LFF Review: Shirley

DIRECTED BY: Josephine Decker

STARRING: Elisabeth Moss, Michael Stuhlbarg, Odessa Young, Logan Lerman, Victoria Pedretti, Orlagh Cassidy and Robert Wuhl



A famous horror writer finds inspiration for her next book after she and her husband take in a young couple.

Renowned horror writer Shirley Jackson is on the precipice of writing her masterpiece when the arrival of newlyweds upends her meticulous routine and heightens tensions in her already tempestuous relationship with her philandering husband. The middle-aged couple, prone to ruthless barbs and copious afternoon cocktails, begins to toy mercilessly with the naïve young couple at their door.

Based on the novel of the same name by Susan Scarf Merrell, Shirley tells the story of a newlywed couple, Fred and Rose Nemser, arriving and moving in with reclusive novelist Shirley Jackson and her husband Stanley Edgar Hyman for a short period of time at their Bennington house. One day Stanley expresses his concerns about his wife to the couple and asks Rose if she can look after Shirley, which she reluctantly agrees to. As Shirley becomes interested in a case of a missing student, which becomes the premise for her next novel, Rose attempts to adjust to married life but becomes curious about Shirley and her work, leading to her becoming somewhat of a muse for the author.

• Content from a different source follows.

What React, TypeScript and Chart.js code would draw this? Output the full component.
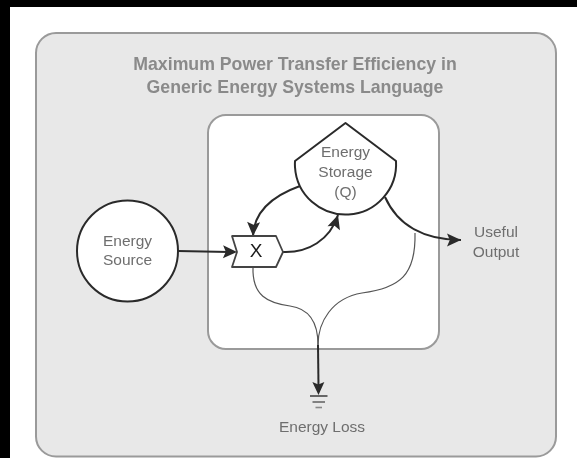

While the film is focused on real people such as Shirley Jackson, an author known for her horror stories, particularly The Haunting of Hill House, and her husband Stanley Edgar Hyman was a literary critic that did teach at Bennington College, this film is definitely not to be taken as a biopic, with these two becoming characters in an another story. With the novel adapted by Sarah Gobbins, the film primarily focuses on how this young couple with aspirations to further themselves in their studies under the roof of selfish artists that will break down their optimistic outlook on life through mind games and emotional warfare, you come to realise that no sooner did they step inside the their house they already lost. Knowing that Shirley Jackson was suffering from agoraphobia in real life, there’s a certain unease when we see her moving about the house, the claustrophobic feeling she gets within the confides of her along with her imagination, constantly thinking about the real-life disappearance of the missing student that’s the basis for her new novel, that makes for some interesting filmmaking choices by Josephine Decker. This is my first Josephine Decker film and I thought the film was well directed, with some really good costume designs by Amela Baksic, with some lovely cinematography by Sturla Brandth Grøvlen, and I was really impressed by the haunting score composed by Tamar-kali. With the drama not being a realistic biopic portrayal kind of film, Elisabeth Moss has a lot of material to play with her as Shirley Jackson and I thought she gave a great performance, an artist who at times can be plagued by her own mind but she has this ferocious side to her that makes her an enticing enigma to Rose. Michael Stuhlbarg also gives a great performance as Stanley, a womaniser with a superiority complex and his back-and-forth scenes with Moss are engaging to watch. Odessa Young also gives a great, impressive performance as Rose, particularly in the scenes she shares with Elisabeth Moss and especially a scene involving mushrooms which is a highlight of the film.


Whilst I admired what Decker was doing here with the genre and the feverish dream style narrative, I did feel the films runtime and started to lose interest with its narrative structure, especially in the middle act, starting to question the endgame and when we got there I didn’t feel anything for it. I know there’s sequences there to make you feel disoriented but I just couldn’t connect the structure.



While Decker’s direction is really good, with really good performances from Elisabeth Moss, Michael Stuhbarg and Odessa Young, and an equally impressive score from Tamar-kali, the story and narrative execution of Shirley just didn’t work for me.